━━━━━ Dataset extract ━━━━━
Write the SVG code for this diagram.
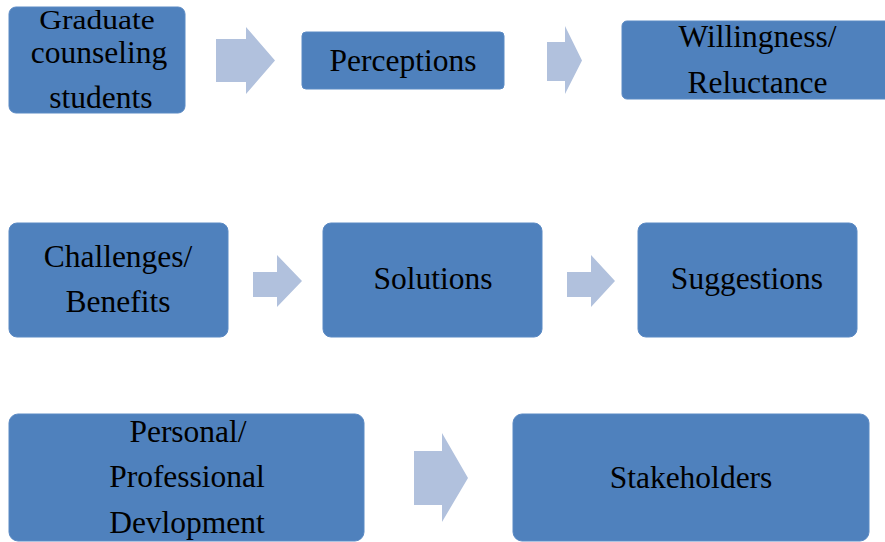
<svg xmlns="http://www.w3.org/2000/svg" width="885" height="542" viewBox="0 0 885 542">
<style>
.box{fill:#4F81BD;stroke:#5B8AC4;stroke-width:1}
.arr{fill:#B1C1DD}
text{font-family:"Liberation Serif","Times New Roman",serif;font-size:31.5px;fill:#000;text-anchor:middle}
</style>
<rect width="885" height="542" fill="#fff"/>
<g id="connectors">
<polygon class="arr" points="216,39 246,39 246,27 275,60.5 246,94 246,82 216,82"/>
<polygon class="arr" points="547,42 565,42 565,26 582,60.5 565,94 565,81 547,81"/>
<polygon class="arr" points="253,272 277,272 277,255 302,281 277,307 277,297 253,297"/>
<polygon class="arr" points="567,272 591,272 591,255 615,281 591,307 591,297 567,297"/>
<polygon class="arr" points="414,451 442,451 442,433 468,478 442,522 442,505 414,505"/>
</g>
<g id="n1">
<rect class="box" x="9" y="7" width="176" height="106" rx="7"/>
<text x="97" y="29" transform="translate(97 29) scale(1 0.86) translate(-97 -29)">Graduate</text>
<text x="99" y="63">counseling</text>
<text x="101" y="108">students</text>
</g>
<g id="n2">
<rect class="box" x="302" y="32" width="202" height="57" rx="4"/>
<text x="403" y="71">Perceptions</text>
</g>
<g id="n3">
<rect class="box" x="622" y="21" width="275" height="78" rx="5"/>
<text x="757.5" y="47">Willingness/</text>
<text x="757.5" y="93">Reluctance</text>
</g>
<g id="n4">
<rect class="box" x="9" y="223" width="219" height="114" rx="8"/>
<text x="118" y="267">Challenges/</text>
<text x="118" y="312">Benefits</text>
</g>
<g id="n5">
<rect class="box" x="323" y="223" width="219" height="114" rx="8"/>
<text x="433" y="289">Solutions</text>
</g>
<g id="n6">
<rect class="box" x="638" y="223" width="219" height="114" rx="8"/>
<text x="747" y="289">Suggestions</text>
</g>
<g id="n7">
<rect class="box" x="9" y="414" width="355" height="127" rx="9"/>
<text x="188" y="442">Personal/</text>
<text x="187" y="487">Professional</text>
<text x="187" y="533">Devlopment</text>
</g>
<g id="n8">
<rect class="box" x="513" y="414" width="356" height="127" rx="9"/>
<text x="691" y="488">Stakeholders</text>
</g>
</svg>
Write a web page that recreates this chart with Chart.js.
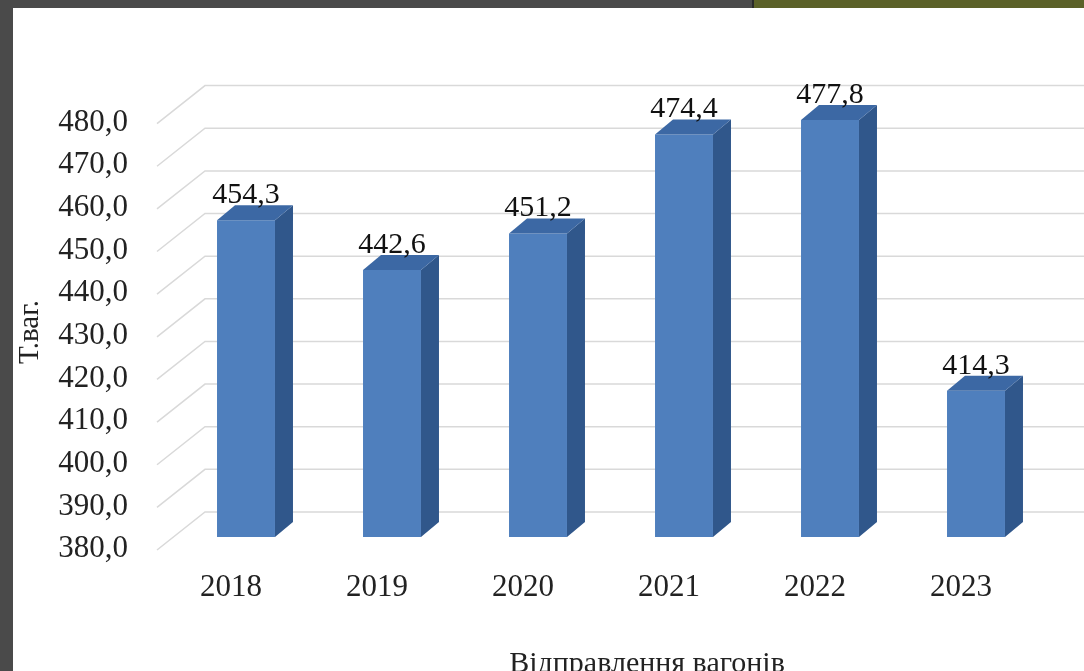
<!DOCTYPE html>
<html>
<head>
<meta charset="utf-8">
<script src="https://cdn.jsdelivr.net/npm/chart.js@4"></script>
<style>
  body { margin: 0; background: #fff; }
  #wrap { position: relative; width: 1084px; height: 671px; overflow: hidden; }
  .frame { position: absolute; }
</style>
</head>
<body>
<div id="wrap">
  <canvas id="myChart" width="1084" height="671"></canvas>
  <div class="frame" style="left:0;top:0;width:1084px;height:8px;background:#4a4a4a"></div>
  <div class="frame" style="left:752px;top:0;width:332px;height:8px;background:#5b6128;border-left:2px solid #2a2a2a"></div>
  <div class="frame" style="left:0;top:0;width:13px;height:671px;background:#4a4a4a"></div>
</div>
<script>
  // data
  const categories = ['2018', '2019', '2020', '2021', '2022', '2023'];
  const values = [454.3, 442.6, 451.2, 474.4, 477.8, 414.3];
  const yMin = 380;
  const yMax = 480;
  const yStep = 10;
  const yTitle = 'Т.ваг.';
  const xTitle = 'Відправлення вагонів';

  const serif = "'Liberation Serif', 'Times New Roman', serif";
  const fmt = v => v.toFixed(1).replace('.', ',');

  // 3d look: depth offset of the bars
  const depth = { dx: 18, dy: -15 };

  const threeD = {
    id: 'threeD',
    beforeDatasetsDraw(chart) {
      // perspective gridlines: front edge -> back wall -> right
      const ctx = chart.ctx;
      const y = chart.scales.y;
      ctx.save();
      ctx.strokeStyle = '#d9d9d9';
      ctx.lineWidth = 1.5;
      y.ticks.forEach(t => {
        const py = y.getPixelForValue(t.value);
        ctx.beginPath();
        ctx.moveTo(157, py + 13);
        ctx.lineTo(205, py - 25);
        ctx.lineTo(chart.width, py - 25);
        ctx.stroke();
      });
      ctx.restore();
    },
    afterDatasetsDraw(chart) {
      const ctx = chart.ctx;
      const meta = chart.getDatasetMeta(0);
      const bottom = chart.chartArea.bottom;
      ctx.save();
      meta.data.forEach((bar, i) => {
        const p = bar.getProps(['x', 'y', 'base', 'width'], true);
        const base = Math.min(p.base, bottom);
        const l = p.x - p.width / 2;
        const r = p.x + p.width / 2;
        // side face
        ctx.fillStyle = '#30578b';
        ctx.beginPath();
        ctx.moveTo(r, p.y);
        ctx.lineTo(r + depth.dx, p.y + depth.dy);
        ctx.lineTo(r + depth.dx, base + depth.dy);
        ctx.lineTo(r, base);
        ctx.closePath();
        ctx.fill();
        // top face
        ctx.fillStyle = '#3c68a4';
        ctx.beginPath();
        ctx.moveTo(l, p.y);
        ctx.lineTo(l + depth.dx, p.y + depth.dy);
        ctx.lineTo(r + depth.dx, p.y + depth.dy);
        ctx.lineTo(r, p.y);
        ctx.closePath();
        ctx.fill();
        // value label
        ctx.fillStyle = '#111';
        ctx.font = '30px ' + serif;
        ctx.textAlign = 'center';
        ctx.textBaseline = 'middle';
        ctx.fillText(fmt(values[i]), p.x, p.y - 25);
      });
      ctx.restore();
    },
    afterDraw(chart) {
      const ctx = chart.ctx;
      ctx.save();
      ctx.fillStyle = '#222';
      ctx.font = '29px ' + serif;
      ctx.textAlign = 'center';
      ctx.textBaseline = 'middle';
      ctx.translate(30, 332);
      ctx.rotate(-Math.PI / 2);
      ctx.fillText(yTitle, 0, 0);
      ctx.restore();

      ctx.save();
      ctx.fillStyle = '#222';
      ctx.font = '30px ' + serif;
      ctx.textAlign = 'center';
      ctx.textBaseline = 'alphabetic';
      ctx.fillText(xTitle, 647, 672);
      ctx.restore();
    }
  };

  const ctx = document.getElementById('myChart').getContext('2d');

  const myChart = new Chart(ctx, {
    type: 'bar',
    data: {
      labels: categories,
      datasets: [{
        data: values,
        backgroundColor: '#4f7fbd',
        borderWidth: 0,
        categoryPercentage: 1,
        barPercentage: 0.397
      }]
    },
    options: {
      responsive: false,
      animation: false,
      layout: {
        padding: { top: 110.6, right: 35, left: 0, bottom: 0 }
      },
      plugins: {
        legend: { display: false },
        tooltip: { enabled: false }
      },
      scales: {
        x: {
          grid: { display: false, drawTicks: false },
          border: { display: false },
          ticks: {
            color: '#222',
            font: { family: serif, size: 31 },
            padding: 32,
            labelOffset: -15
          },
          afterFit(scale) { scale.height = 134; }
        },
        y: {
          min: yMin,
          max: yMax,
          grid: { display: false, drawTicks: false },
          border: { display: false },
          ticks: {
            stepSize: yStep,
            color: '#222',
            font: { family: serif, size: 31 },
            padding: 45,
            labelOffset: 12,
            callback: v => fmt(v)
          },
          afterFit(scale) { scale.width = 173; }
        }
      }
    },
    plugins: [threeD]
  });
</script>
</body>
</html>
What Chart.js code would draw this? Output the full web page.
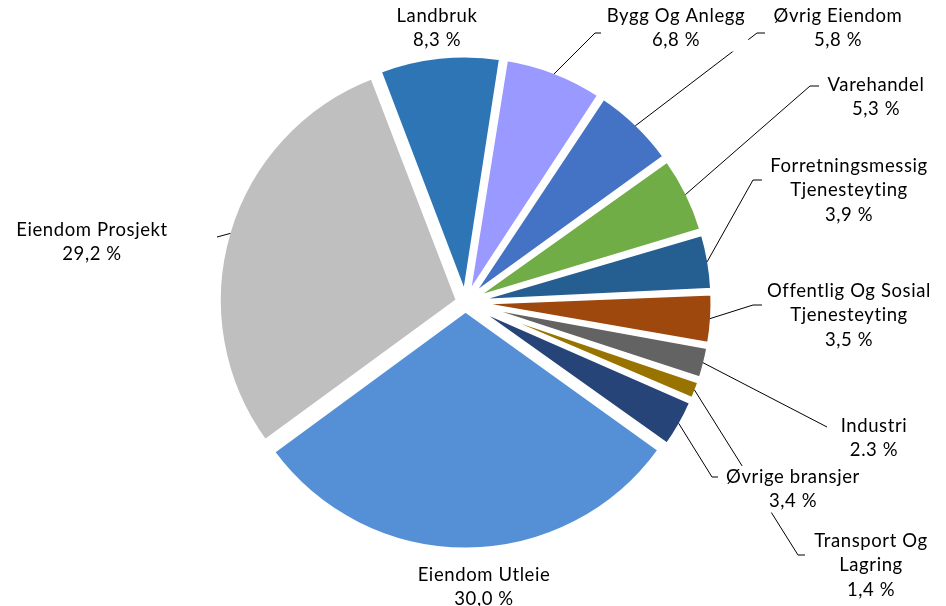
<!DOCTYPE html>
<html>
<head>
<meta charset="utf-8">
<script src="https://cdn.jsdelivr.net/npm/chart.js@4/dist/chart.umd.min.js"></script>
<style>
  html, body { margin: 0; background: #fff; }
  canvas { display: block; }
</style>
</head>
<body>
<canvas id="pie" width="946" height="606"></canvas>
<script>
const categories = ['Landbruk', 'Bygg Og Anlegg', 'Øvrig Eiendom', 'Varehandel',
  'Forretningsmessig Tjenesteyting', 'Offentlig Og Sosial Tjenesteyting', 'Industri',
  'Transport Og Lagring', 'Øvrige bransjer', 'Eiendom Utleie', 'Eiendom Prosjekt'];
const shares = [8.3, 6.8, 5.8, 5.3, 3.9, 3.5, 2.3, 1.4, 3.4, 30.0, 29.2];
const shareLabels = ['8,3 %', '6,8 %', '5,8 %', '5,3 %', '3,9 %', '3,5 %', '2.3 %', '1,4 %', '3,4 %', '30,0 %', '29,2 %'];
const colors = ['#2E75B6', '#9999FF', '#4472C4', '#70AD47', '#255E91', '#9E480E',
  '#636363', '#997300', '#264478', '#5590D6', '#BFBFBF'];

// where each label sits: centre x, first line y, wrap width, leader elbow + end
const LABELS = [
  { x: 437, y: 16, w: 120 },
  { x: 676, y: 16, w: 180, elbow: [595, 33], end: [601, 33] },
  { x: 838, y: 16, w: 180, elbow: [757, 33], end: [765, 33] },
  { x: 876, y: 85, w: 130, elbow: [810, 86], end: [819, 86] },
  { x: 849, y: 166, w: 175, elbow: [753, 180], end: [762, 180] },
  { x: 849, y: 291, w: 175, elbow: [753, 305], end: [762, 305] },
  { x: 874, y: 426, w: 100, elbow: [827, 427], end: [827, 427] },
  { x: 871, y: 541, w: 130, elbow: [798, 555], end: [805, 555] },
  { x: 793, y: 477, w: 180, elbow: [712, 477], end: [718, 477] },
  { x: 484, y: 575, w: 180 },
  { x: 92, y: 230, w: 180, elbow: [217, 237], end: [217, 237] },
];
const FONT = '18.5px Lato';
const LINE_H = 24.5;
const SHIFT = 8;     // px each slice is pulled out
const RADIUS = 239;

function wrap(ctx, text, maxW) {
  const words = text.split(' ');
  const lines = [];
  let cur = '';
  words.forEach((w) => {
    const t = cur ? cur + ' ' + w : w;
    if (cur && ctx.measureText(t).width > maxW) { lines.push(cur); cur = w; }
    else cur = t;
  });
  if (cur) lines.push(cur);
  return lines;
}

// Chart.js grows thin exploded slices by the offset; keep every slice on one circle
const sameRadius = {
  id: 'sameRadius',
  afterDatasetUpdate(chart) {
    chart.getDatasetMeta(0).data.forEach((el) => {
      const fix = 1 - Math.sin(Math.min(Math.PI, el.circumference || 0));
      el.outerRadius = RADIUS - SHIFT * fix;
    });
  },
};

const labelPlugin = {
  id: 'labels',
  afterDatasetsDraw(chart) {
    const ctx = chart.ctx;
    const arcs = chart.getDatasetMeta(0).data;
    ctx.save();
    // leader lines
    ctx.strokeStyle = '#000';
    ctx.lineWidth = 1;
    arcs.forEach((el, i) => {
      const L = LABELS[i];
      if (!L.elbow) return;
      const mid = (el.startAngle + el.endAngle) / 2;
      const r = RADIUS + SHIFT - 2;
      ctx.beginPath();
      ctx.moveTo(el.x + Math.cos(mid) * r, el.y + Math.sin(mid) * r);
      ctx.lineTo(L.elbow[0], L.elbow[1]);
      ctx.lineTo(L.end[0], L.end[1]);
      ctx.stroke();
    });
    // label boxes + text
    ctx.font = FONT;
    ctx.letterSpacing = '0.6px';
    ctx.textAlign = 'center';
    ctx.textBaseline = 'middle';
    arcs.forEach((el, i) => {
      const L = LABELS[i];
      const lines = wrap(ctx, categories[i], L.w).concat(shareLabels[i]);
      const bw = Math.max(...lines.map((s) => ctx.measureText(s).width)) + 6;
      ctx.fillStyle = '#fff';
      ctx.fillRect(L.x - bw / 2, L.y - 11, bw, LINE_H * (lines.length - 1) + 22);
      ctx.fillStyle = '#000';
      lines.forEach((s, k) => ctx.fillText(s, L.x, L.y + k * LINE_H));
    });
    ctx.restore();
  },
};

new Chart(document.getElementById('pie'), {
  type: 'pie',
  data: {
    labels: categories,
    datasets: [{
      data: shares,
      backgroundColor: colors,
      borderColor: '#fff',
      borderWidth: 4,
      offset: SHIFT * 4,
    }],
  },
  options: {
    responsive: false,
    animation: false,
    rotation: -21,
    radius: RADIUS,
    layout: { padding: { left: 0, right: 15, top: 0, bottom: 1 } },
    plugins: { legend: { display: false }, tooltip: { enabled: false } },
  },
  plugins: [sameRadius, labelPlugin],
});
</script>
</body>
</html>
━━━━━
• To do
Do not copy any pictures. Retype exactly the stretch from the line with "Write a web" through the line with "18, dy: -15".

• Exercise answer
Write a web page that recreates this chart with Chart.js.
<!DOCTYPE html>
<html>
<head>
<meta charset="utf-8">
<script src="https://cdn.jsdelivr.net/npm/chart.js@4"></script>
<style>
  body { margin: 0; background: #fff; }
  #wrap { position: relative; width: 1084px; height: 671px; overflow: hidden; }
  .frame { position: absolute; }
</style>
</head>
<body>
<div id="wrap">
  <canvas id="myChart" width="1084" height="671"></canvas>
  <div class="frame" style="left:0;top:0;width:1084px;height:8px;background:#4a4a4a"></div>
  <div class="frame" style="left:752px;top:0;width:332px;height:8px;background:#5b6128;border-left:2px solid #2a2a2a"></div>
  <div class="frame" style="left:0;top:0;width:13px;height:671px;background:#4a4a4a"></div>
</div>
<script>
  // data
  const categories = ['2018', '2019', '2020', '2021', '2022', '2023'];
  const values = [454.3, 442.6, 451.2, 474.4, 477.8, 414.3];
  const yMin = 380;
  const yMax = 480;
  const yStep = 10;
  const yTitle = 'Т.ваг.';
  const xTitle = 'Відправлення вагонів';

  const serif = "'Liberation Serif', 'Times New Roman', serif";
  const fmt = v => v.toFixed(1).replace('.', ',');

  // 3d look: depth offset of the bars
  const depth = { dx: 18, dy: -15 };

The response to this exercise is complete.